Quantifying The Data A Company Possesses Using APIs

Profiling APIs always provides me with a nice bulleted list of what a company does or doesn't do. In my work as the API Evangelist, I can read marketing and communications to find out what a company does, but I find that profiling their APIs provides a more honest view of what is going on. The lack of a public API always sets the tone for how I view what a company is up to, but when there is a public API, profiling it always provides a nice distillation of what a company does, in a nice bulleted list I can share with my readers.

When I profile the APIs of companies like Amazon, Google, and Microsoft, I come out of it with a nice bulleted list of what is possible, but when I go even further, making sure each API profile has accompanying schema definitions, a nice list of what data company begins to emerge. When I profile an API using OpenAPI I always start by profiling the request layer of an API, the paths, parameters, and other elements. Next, I get to work describing the schema definitions of data used in these requests, as well as the structure of the responses--providing me with a nice bulleted list of the data that a company has. 

You can see this in action with my Facebook API profiling work. There is a bulleted list of what is possible (API definition), as well as what data is sent, received, and stored (API schema). This work provides me with a nice look at the data Facebook gathers and stores about everyone. It is FAR from a complete picture of the data Facebook gathers, but it does provide us with a snapshot to consider, as well as a model we can ask Facebook to share more schema about the data points that they track.

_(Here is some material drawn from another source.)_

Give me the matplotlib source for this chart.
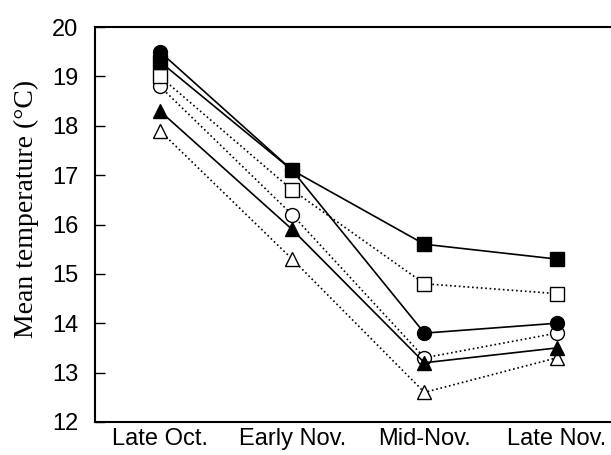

API and data specification formats like JSON Schema, and OpenAPI provides us with a toolbox to help us quantify and share the details of what data a company has, and what is possible when it comes to using this data in web, mobile, and device based applications.

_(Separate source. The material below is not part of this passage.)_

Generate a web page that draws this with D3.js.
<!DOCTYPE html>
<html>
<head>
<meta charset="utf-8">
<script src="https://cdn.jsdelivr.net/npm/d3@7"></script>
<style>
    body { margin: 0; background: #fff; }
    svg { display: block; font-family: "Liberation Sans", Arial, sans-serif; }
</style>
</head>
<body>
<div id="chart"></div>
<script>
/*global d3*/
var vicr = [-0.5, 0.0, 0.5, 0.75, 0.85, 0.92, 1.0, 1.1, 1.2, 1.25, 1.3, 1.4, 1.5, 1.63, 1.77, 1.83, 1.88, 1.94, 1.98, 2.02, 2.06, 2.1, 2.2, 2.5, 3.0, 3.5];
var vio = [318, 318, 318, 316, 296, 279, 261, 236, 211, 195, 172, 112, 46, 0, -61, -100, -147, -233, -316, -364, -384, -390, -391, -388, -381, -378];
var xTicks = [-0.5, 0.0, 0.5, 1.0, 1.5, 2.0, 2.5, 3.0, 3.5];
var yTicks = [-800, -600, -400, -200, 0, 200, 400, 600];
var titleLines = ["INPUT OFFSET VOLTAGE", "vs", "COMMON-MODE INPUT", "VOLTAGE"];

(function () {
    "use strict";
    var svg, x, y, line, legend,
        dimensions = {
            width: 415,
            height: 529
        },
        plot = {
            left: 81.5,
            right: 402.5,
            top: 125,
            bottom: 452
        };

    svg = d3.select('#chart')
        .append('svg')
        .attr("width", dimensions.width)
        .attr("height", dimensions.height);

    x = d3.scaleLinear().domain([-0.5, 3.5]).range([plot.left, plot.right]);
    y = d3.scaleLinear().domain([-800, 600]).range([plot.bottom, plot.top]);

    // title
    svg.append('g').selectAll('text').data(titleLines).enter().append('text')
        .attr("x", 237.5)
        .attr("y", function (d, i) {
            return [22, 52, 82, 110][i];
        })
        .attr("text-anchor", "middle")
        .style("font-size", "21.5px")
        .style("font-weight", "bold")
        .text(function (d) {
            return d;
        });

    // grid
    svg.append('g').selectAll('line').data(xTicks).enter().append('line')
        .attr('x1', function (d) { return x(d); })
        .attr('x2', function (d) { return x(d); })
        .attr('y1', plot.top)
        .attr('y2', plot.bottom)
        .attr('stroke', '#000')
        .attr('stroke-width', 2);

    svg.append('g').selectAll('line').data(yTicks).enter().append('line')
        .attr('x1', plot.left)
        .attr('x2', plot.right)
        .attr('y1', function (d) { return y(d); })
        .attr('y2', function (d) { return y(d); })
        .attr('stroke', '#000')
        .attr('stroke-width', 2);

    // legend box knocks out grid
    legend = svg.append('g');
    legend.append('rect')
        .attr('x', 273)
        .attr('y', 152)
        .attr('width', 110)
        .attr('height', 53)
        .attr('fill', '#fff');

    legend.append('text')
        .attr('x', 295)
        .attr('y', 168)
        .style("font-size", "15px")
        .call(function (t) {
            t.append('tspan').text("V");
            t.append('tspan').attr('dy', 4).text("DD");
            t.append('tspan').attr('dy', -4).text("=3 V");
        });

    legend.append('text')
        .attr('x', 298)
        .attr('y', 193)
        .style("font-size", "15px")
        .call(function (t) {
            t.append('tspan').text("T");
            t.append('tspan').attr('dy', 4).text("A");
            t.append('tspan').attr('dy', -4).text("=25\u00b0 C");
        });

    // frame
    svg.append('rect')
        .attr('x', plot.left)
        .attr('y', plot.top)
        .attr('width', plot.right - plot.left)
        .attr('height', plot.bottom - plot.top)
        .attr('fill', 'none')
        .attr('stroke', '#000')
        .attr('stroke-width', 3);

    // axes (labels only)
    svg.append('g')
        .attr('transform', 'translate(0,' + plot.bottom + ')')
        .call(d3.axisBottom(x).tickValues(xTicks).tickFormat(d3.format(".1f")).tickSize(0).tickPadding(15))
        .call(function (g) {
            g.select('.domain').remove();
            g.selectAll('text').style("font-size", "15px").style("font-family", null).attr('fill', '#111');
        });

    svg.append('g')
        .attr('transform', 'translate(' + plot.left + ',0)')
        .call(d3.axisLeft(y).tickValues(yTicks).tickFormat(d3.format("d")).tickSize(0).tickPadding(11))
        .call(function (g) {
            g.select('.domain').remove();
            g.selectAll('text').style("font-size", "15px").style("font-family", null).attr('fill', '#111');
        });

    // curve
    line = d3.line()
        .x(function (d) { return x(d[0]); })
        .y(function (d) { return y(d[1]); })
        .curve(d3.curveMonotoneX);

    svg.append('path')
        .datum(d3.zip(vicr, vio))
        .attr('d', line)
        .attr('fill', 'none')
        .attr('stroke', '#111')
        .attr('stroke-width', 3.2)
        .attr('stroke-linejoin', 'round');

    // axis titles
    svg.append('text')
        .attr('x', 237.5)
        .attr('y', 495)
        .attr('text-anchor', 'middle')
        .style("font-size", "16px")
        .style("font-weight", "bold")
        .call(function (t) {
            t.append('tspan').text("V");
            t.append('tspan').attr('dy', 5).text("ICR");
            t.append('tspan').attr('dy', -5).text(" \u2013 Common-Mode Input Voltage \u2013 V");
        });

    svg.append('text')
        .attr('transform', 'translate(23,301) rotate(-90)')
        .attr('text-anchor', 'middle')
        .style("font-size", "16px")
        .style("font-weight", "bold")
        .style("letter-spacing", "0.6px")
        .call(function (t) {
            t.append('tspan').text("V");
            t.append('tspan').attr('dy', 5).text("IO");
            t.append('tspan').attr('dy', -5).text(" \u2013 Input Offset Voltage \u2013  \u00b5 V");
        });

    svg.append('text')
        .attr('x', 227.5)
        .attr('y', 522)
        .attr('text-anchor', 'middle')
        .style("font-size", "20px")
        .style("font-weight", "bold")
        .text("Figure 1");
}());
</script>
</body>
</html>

I fully aware of the boldness of this statement, but I feel that ALL companies should have a public API definition, including a catalog of the schema for data in use. Ideally, this schema would employ commonly used standards like Schema.org, but just having a machine-readable catalog of the schema would go a long way to helping pull back the curtain of how companies are using our data. I am not asking for companies to make data public, I am asking for companies to make the schema for this data public, showing what they track and store about us. I know many people view this as intellectual property, but in an increasingly un/insecure online world of digital privacy, we are going to have to begin pulling back the curtain a little bit, otherwise, a rich environment for exploitation and abuse will continue to develop.